On this page, the illustration is not full size and does not occupy the right-hand side of the page as in other cases in this manuscript. Instead, it is a small vignette in the middle margin.

A male figure in an elaborate headdress sits in the lotus posture of meditation. Below him is a large white crescent moon. A double-ended lotus stalk droops from his headdress. Mountain peaks are shown beneath him.

These mountains represent a natural landscape while the lotus flower symbolises spiritual purity. The figure is the 24th Jina Mahāvīra, who has died and reached emancipation. This state is represented by the crescent, which symbolises the siddha-śilā. This is the area at the top of the Jain universe where a liberated soul goes directly after leaving the body. There it enjoys perfect bliss and omniscience.

This is the standard way of illustrating the final emancipation. The peculiar headdress and the serene facial expression are characteristic of such scenes. The perfect happiness and power characterising a liberated soulsiddha – are considered close to that of royalty so Mahāvīra is shown adorned.

Other visual elements

In many Kalpa-sūtra manuscripts, there is a clear intention to make the manuscript a valuable and remarkable object in itself.
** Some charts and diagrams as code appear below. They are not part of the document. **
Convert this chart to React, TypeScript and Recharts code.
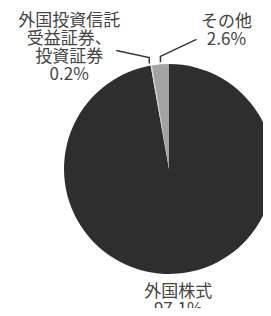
import React from "react";
import { PieChart, Pie, Cell } from "recharts";

const names = ["外国株式", "外国投資信託受益証券、投資証券", "その他"];
const values = [97.1, 0.2, 2.6];
const labelLines = [["外国株式", "97.1%"], ["外国投資信託", "受益証券、", "投資証券", "0.2%"], ["その他", "2.6%"]];
const colors = ["#2e2e2e", "#d9d9d9", "#a3a3a3"];

const data = names.map((name, i) => ({ name, value: values[i] }));

const RAD = Math.PI / 180;
const FONT = "'Noto Sans CJK JP', 'Noto Sans', sans-serif";

function renderLabel(props: any) {
  const { cx, cy, midAngle, outerRadius, index } = props;
  const ex = cx + outerRadius * Math.cos(-midAngle * RAD);
  const ey = cy + outerRadius * Math.sin(-midAngle * RAD);
  const lines = labelLines[index];
  const lh = 18;

  if (index === 0) {
    return (
      <text x={ex} y={ey + 17} textAnchor="middle" fill="#444" fontSize={17} fontFamily={FONT}>
        {lines.map((t, i) => (
          <tspan key={i} x={ex} dy={i === 0 ? "0.35em" : lh}>{t}</tspan>
        ))}
      </text>
    );
  }

  const left = index === 1;
  const kx = left ? ex - 2 : ex;
  const ky = ey - 8;
  const tx = left ? kx - 33 : kx + 36;
  const ty = left ? ky - 7 : ky - 17;
  const cxText = left ? kx - 80 : kx + 66;
  const startY = left ? 20 : 21;
  return (
    <g>
      <polyline
        points={`${kx},${ey - 2} ${kx},${ky} ${tx},${ty}`}
        fill="none"
        stroke="#333"
        strokeWidth={1.5}
      />
      <text x={cxText} y={startY} textAnchor="middle" fill="#444" fontSize={17} fontFamily={FONT}>
        {lines.map((t, i) => (
          <tspan key={i} x={cxText} dy={i === 0 ? "0.35em" : lh}>{t}</tspan>
        ))}
      </text>
    </g>
  );
}

export default function App() {
  return (
    <div style={{ margin: -8, width: 271, height: 316, background: "#fff" }}>
      <PieChart width={271} height={316}>
        <Pie
          data={data}
          dataKey="value"
          cx={164}
          cy={164}
          outerRadius={105}
          startAngle={90}
          endAngle={-270}
          stroke="none"
          label={renderLabel}
          labelLine={false}
          isAnimationActive={false}
        >
          {data.map((entry, index) => (
            <Cell key={`cell-${index}`} fill={colors[index]} />
          ))}
        </Pie>
      </PieChart>
    </div>
  );
}
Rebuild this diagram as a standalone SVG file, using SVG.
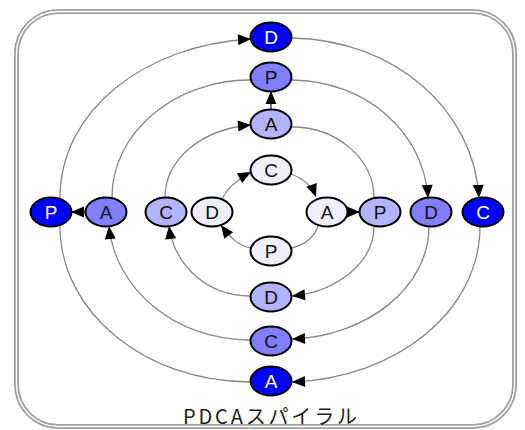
<svg xmlns="http://www.w3.org/2000/svg" width="525" height="430" viewBox="0 0 525 430">
<style>
.frame-o{fill:none;stroke:#a0a0a0;stroke-width:5}
.frame-i{fill:none;stroke:#ffffff;stroke-width:1.4}
.node ellipse{stroke:#000;stroke-width:2}
.node text{font-family:"Liberation Sans",Arial,sans-serif;font-size:19px;text-anchor:middle}
.c1{fill:#eeeeff}.c2{fill:#b3b3ff}.c3{fill:#7f7fff}.c4{fill:#0000ff}
.tk{fill:#111}.tw{fill:#fff}
.e{fill:none;stroke:#888;stroke-width:1.3}
.ea{marker-end:url(#ah)}
.s{fill:none;stroke:#222;stroke-width:1.3;marker-end:url(#ah)}
.title{font-family:"Noto Sans CJK JP","Liberation Sans",sans-serif;font-size:20px;fill:#222}
</style>
<defs>
<marker id="ah" markerUnits="userSpaceOnUse" markerWidth="13" markerHeight="11" refX="13" refY="5.5" orient="auto" overflow="visible">
<path d="M0,0 L13,5.5 L0,11 z" fill="#000"/>
</marker>
</defs>
<rect class="frame-o" x="16.5" y="11.5" width="498" height="415" rx="42"/>
<rect class="frame-i" x="16.5" y="11.5" width="498" height="415" rx="42"/>
<g id="connectors">
<path class="e ea" d="M60,198 C60,110 145,45 251,39"/>
<path class="e ea" d="M292,38 C395,40 474,110 479,198"/>
<path class="e ea" d="M480,226 C480,312 396,378 292,382"/>
<path class="e" d="M250,382 C145,382 60,312 60,226"/>
<path class="e ea" d="M292,80 C367,81 424,133 428,198"/>
<path class="e ea" d="M429,226 C429,288 367,336 292,339"/>
<path class="e ea" d="M250,340 C174,340 115,288 109,226"/>
<path class="e" d="M112,197 C112,133 174,80 250,80"/>
<path class="e ea" d="M374,226 C374,264 335,292 292,296"/>
<path class="e ea" d="M250,296 C206,296 174,264 169,226"/>
<path class="e ea" d="M165,198 C165,158 203,129 251,125"/>
<path class="e" d="M292,127 C337,127 374,159 374,198"/>
<path class="e ea" d="M251,248 C238,246 229,236 221,225"/>
<path class="e ea" d="M222,200 C225,190 238,179 251,172"/>
<path class="e ea" d="M291,174 C302,178 312,186 316,197"/>
<path class="e" d="M318,226 C314,238 303,245 292,248"/>
<path class="s" d="M347,212 L360,212"/>
<path class="s" d="M271,110 L271,91"/>
<path class="s" d="M85,212 L71,212"/>
</g>
<g id="n_p1" class="node"><ellipse class="c1" cx="271" cy="251" rx="20.5" ry="14.5"/><text class="tk" x="271" y="258">P</text></g>
<g id="n_d1" class="node"><ellipse class="c1" cx="212" cy="212" rx="20.5" ry="14.5"/><text class="tk" x="212" y="219">D</text></g>
<g id="n_c1" class="node"><ellipse class="c1" cx="271" cy="170" rx="20.5" ry="14.5"/><text class="tk" x="271" y="177">C</text></g>
<g id="n_a1" class="node"><ellipse class="c1" cx="327" cy="212" rx="20.5" ry="14.5"/><text class="tk" x="327" y="219">A</text></g>
<g id="n_p2" class="node"><ellipse class="c2" cx="380" cy="212" rx="20.5" ry="14.5"/><text class="tk" x="380" y="219">P</text></g>
<g id="n_d2" class="node"><ellipse class="c2" cx="271" cy="297" rx="20.5" ry="14.5"/><text class="tk" x="271" y="304">D</text></g>
<g id="n_c2" class="node"><ellipse class="c2" cx="166" cy="212" rx="20.5" ry="14.5"/><text class="tk" x="166" y="219">C</text></g>
<g id="n_a2" class="node"><ellipse class="c2" cx="271" cy="124" rx="20.5" ry="14.5"/><text class="tk" x="271" y="131">A</text></g>
<g id="n_p3" class="node"><ellipse class="c3" cx="271" cy="77" rx="20.5" ry="14.5"/><text class="tk" x="271" y="84">P</text></g>
<g id="n_d3" class="node"><ellipse class="c3" cx="431" cy="212" rx="20.5" ry="14.5"/><text class="tk" x="431" y="219">D</text></g>
<g id="n_c3" class="node"><ellipse class="c3" cx="271" cy="341" rx="20.5" ry="14.5"/><text class="tk" x="271" y="348">C</text></g>
<g id="n_a3" class="node"><ellipse class="c3" cx="106" cy="212" rx="20.5" ry="14.5"/><text class="tk" x="106" y="219">A</text></g>
<g id="n_p4" class="node"><ellipse class="c4" cx="51" cy="212" rx="20.5" ry="14.5"/><text class="tw" x="51" y="219">P</text></g>
<g id="n_d4" class="node"><ellipse class="c4" cx="271" cy="37" rx="20.5" ry="14.5"/><text class="tw" x="271" y="44">D</text></g>
<g id="n_c4" class="node"><ellipse class="c4" cx="483" cy="212" rx="20.5" ry="14.5"/><text class="tw" x="483" y="219">C</text></g>
<g id="n_a4" class="node"><ellipse class="c4" cx="271" cy="381" rx="20.5" ry="14.5"/><text class="tw" x="271" y="388">A</text></g>
<text class="title" x="183" y="424" textLength="174" lengthAdjust="spacing">PDCAスパイラル</text>
</svg>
Here this is achieved in a rather modest manner. This aim is signalled by the:

  • ornamental motif in the central margin
  • calligraphic script.

This manuscript belongs to a rather early phase of Kalpa-sūtra paper manuscripts, the beginning of the 15th century. This is evidenced by the:

  • format of the paper, which is rather narrow
  • old system of folio numbering, using ‘letter-numerals’, which is visible in the left-hand margins of verso pages.

The elaborate script is the Jaina Devanāgarī script, in a form which recalls calligraphy. It is used for writing numerous Indian languages, here for Ardhamāgadhī Prakrit and Sanskrit.
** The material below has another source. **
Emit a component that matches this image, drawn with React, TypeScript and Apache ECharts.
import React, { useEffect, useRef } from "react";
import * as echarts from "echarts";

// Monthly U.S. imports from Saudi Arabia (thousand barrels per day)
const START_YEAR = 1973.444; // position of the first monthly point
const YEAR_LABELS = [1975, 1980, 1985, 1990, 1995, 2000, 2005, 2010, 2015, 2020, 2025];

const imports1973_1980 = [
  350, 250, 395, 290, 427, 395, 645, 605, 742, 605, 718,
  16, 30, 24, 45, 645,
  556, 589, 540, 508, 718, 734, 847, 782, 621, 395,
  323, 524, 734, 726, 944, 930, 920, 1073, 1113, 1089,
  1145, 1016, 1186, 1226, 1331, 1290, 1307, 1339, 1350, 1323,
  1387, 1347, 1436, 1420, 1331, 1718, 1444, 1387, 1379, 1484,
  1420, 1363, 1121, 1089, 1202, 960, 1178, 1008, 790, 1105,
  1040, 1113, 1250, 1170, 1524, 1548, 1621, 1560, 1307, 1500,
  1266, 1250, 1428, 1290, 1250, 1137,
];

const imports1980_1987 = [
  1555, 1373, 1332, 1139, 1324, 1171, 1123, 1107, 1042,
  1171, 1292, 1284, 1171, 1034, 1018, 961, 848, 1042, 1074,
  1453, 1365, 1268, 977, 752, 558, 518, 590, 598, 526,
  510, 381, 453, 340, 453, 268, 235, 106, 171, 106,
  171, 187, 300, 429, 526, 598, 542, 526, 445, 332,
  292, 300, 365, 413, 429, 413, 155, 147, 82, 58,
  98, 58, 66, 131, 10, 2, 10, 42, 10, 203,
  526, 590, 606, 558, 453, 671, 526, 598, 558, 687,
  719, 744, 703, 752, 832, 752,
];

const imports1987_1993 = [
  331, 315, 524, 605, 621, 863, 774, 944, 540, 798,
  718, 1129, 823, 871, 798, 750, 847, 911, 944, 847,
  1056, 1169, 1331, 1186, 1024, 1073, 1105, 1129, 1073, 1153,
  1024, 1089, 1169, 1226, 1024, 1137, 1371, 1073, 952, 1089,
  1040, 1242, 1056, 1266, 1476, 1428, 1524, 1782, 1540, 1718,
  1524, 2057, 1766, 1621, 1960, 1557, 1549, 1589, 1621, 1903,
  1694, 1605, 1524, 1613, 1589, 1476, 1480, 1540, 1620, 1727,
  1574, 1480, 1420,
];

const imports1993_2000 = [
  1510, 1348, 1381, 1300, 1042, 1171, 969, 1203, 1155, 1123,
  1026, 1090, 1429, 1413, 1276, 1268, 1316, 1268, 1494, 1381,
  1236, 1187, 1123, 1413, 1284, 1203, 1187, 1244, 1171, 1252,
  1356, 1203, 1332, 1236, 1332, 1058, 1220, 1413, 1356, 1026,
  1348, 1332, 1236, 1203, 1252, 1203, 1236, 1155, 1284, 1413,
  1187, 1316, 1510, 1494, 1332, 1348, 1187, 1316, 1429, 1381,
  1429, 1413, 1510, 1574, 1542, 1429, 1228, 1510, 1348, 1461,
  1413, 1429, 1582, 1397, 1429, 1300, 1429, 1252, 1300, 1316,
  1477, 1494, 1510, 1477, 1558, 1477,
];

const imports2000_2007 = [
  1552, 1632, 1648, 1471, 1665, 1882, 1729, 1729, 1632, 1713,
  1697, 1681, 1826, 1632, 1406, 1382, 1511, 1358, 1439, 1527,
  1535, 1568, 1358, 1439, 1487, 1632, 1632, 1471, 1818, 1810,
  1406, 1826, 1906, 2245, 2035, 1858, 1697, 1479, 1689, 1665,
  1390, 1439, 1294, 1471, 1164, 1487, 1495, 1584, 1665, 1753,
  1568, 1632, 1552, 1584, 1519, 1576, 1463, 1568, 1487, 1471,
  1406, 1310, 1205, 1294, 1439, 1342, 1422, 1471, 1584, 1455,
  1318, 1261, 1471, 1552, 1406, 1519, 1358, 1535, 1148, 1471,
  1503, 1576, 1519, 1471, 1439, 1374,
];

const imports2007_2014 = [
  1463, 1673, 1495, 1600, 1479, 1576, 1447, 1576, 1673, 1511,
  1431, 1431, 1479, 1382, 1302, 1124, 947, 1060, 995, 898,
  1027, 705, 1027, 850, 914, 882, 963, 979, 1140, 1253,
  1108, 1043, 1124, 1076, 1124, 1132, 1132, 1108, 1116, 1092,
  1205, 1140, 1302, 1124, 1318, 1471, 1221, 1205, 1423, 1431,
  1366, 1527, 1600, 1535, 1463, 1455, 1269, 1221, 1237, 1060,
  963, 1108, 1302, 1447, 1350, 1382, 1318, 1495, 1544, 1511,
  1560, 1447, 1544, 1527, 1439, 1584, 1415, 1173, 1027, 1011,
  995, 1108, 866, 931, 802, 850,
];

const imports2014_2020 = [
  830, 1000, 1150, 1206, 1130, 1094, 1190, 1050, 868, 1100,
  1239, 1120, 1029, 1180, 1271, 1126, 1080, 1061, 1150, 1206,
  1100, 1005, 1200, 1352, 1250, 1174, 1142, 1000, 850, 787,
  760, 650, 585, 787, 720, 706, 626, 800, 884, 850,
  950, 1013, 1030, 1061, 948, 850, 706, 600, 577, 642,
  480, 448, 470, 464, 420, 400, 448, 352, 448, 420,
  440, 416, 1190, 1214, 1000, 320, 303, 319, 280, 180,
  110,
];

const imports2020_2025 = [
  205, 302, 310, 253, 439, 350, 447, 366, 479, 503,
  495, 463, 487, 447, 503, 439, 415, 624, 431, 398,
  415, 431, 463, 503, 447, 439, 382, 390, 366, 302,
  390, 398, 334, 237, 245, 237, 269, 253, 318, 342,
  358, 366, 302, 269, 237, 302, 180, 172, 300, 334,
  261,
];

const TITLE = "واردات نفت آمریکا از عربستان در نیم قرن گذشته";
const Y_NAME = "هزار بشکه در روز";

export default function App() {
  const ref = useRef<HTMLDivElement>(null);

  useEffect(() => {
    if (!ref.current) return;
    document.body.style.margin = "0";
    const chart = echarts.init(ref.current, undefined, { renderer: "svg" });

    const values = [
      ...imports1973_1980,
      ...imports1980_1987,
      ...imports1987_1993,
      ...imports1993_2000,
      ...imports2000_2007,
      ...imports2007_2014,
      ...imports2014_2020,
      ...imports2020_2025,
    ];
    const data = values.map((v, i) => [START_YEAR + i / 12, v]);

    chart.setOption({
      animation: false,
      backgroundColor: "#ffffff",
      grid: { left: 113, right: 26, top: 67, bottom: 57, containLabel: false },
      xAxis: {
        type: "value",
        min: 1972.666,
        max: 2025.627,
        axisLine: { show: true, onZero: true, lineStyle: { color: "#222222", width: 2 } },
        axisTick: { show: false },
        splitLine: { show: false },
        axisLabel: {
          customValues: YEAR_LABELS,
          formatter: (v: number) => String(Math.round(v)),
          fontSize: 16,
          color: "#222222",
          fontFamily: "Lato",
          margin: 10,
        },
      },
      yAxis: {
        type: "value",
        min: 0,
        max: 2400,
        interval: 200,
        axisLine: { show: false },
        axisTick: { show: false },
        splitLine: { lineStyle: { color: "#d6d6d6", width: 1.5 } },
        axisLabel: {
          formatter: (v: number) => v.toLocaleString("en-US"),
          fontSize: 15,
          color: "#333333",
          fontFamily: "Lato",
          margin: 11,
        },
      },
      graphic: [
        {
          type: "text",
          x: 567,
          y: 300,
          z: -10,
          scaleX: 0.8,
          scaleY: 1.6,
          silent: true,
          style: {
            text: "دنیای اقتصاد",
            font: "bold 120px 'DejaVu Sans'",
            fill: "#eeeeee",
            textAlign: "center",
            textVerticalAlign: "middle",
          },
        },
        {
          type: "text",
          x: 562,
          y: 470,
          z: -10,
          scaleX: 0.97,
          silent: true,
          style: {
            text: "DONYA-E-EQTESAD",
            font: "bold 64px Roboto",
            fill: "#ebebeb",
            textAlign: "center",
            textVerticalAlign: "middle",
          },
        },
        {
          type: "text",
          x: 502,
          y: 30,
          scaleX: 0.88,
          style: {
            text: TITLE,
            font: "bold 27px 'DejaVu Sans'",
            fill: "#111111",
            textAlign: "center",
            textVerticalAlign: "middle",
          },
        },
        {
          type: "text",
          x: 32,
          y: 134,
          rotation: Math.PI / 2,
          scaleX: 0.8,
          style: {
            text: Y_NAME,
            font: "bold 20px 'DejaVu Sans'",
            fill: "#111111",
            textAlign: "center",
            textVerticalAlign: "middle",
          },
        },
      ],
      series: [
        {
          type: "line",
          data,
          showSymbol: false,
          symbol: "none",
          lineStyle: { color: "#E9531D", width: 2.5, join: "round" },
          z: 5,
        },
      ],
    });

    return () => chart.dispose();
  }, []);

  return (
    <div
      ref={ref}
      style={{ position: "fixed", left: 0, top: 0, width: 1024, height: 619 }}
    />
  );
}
This manuscript was read after it was copied and this page shows additions in smaller script, namely:

  • in line 3, the small number 55 added above the line is the translation into numbers of the Prakrit word paṇapannaṃ – ‘55’
  • at the end of line 4, the small number 36 above the line is the translation into numbers of the Prakrit word chattīsaṃ – ‘36’
  • in the margin of line 6, the number 51 stands for 151 and is the paragraph number.

In many manuscripts the paragraph numbers are part of the text, but here they have been added afterwards.

The lines in smaller script above and below the main text and in the margins are explanations in Sanskrit of phrases found in the central part. The two small parallel lines like slanted = after the words are meant to separate the explanations in the margins. The parallel lines around words in the text indicate which words are glossed. On this page they are not very numerous.